UART printing may be faulty: verified with printing multiple data format, including %d, %lu, %x, %s, %f, output as expected.
pre-defined params setting may not be linked: print out the PERFORMANCE_RUN flag value, matches the setting.
Rocketcore may not be running: tested with Dhrystone, output as expected.
program is placed into wrong memory locations: the assembly code shows all instruction and data locations are as expected (from 0x80000000 - 0x90000000)

What I found out:

In assembly code from line 1886 onwards: calling the global variables is done by loading data from memory with lw a1,offset(a1) or lw a1,offset(gp); while the local variables seems to be down by loading the value as immediate with li a1,0.
In .hex file from line 4195 onwards: The initialization of non-zero values will store the values into sram, but zero values are not stored.

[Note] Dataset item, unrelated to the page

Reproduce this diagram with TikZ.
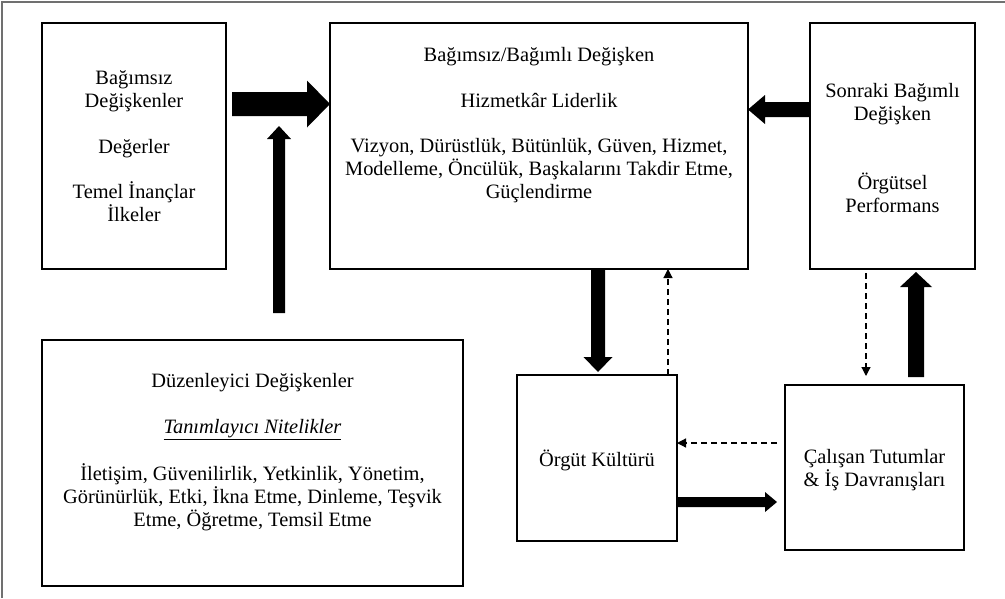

At this point, I do not know how to globally initialize a variable as 0. If anyone can help pointing out possible reason or direction for further debug info, it will be much appreciated.Thank you in advance for giving me any hint possible!

Solution

[self posting answer]
After two weeks of debug, I finally figure out where is the issue (due to my lack of knowledge in compilation and assembly) - the original crt.S and test.ld provided by the rocket-tools repo common folder do NOT contain the clearing of .bss data section, as the developers expect the bootloader to do the initialization. Other users have actually posted about this issue before - post 1, post 2.

So my solution is to add the clearing code into the crt.S before the trap vector initialization:

  # init bss section
  la a0, __sbss  #load the starting address of bss to a0
  la a1, __ebss  #load the ending address of bss to a1
  bgeu a0, a1, done_bss  #do not clear if a0>=a1, i.e. bss section is empty

clear_bss:
  sw x0, (a0)            #store 0 to the address in a0 (bss)
  addi a0, a0, 4         #increment by 4
  bltu a0, a1, clear_bss #if bss end not reached, continue to store 0

done_bss:
  # <original crt.S continues>

Plus, include the variables __sbss and __ebss in the test.ld by modifying the bss section:

  .sbss : {
    __sbss = .;  /*starting address of bss*/
    *(.sbss .sbss.* .gnu.linkonce.sb.*)
    *(.scommon)
  }
  .bss : {
    *(.bss)
    __ebss = .; /*ending address of bss*/
  }

Now the simulation output of my test program is correct:

seed1_volatile=0x0
seed2_volatile=0x0
seed3_volatile=0x66
seed4_volatile=0xa
seed5_volatile=0
num1=0x0
num2=0x0
num3=0x0
num4=0x0
num5=0x0